If time permits head to the impressive Hill Top Palace in nearby Tripunithura. Its extravagant 49-building palace complex was originally home to the Kochi royal family; though nowadays houses a vast collection of animals including deer, birds and a large dinosaur (statue).
Back in town, head to the vibrant Jew Town district, a bustling area of antique stores, fashion and jewellery outlets; as well as the hub of Kochi’s spice trade. Here you will also find the Pardesi Synagogue and clock tower, the focal point of Kochi’s thriving Jewish community. Dress modestly and head inside to see the decadent crystal chandeliers and elaborate décor made from gold, silver and hand painted tiles. If you’ve worked up an appetite, head to the nearby Ginger Café, an Aladdin’s Cave-like antique emporium and restaurant that overlooks the water; which serves the most amazing local cuisine.

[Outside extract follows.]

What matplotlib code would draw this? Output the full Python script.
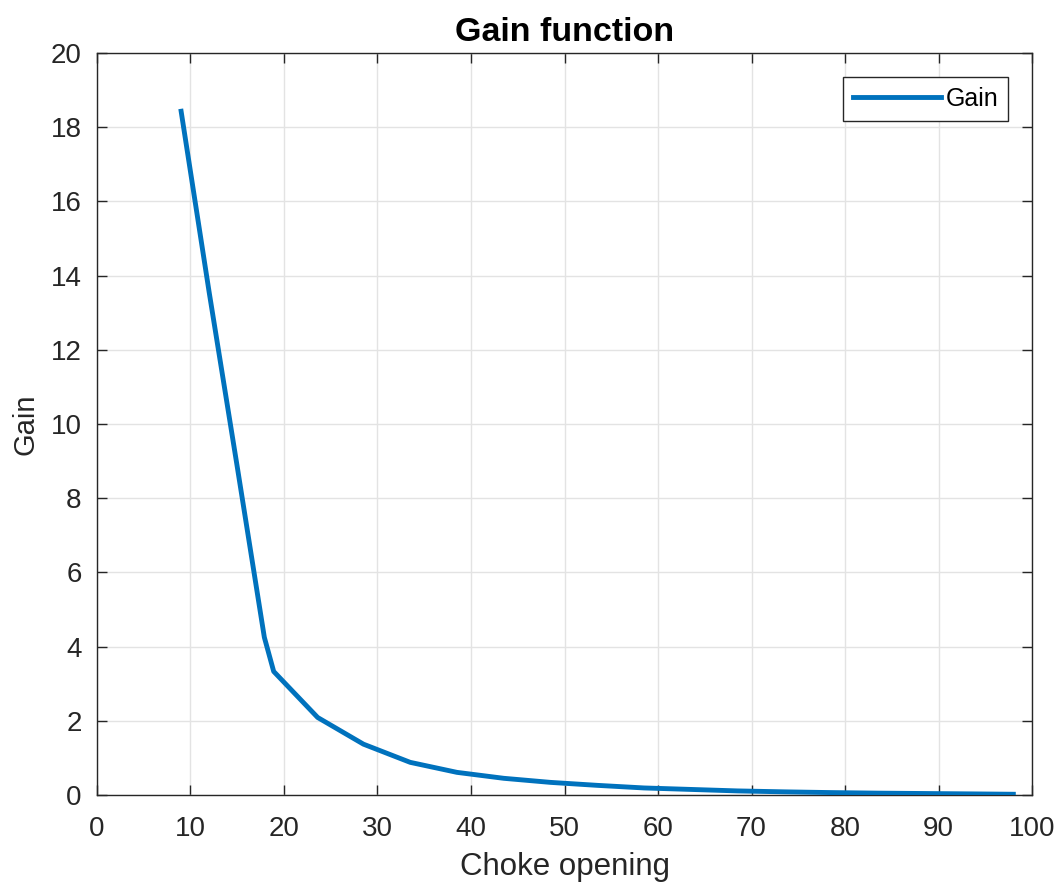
import matplotlib
matplotlib.use("Agg")
import matplotlib.pyplot as plt
import numpy as np

plt.rcParams["font.family"] = ["Liberation Sans", "DejaVu Sans"]

# data
choke = [9.0, 12.0, 15.0, 17.9, 18.9, 23.6, 28.5, 33.5, 38.5, 43.5, 48.5,
         53.5, 58.5, 63.5, 68.5, 73.5, 78.5, 83.5, 88.5, 93.5, 98.0]
gain = [18.43, 13.55, 8.85, 4.25, 3.33, 2.09, 1.37, 0.88, 0.61, 0.45, 0.34,
        0.26, 0.19, 0.15, 0.11, 0.085, 0.065, 0.05, 0.04, 0.03, 0.02]

x_ticks = np.arange(0, 101, 10)
y_ticks = np.arange(0, 21, 2)

fig = plt.figure(figsize=(10.62, 8.85), dpi=100)
ax = fig.add_axes([0.0913, 0.1017, 0.8805, 0.8384])

ax.plot(choke, gain, color="#0072BD", lw=3.5, label="Gain", zorder=3)

ax.set_xlim(0, 100)
ax.set_ylim(0, 20)
ax.set_xticks(x_ticks)
ax.set_yticks(y_ticks)
ax.grid(True, color="#e3e3e3", lw=1.0, zorder=0)
ax.set_axisbelow(True)

ax.tick_params(direction="in", length=7, width=1.0, colors="#262626",
               labelsize=20, top=True, right=True)
ax.tick_params(axis="x", pad=15)
ax.tick_params(axis="y", pad=11)
for sp in ax.spines.values():
    sp.set_color("#262626")
    sp.set_linewidth(1.0)

ax.set_xlabel("Choke opening", fontsize=22.5, color="#262626", labelpad=7)
ax.set_ylabel("Gain", fontsize=21, color="#262626", labelpad=8)
ax.set_title("Gain function", fontsize=24.5, fontweight="bold", pad=9)

leg = ax.legend(loc="upper right", fontsize=18, handlelength=3.5,
                fancybox=False, framealpha=1, edgecolor="#262626",
                borderaxespad=0.95, handletextpad=0.2, borderpad=0.4)
leg.get_frame().set_linewidth(1.0)

fig.savefig("out.png", dpi=100)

Finally a trip to Kochi would not be complete without checking out two things; firstly the enormous 13th century Chinese Fishing Nets. These giant contraptions stand tall along the city’s coastline, while teams of men work them every day, endeavouring to pull in the big one! If you want a have a go for yourself, the fishermen will be more than happy to oblige, though a tip is expected too.
The second thing you must check out is one of the famous Kerala backwater cruises. You can book one with your hotel or with an agent in town. Spend a day or two on one of the traditional houseboats, and just sit back and relax as you cruise down the palm-fringed scenic waterways. You will also be treated to a traditional meal served on a banana leaf as well as dropping in on some locals making fabric, rope, spices and wooden tools such as back scratchers and massagers; as well as harvesting fruit and vegetables. Watching them at work is fascinating stuff, and you’ll probably be tempted to make a purchase at the end.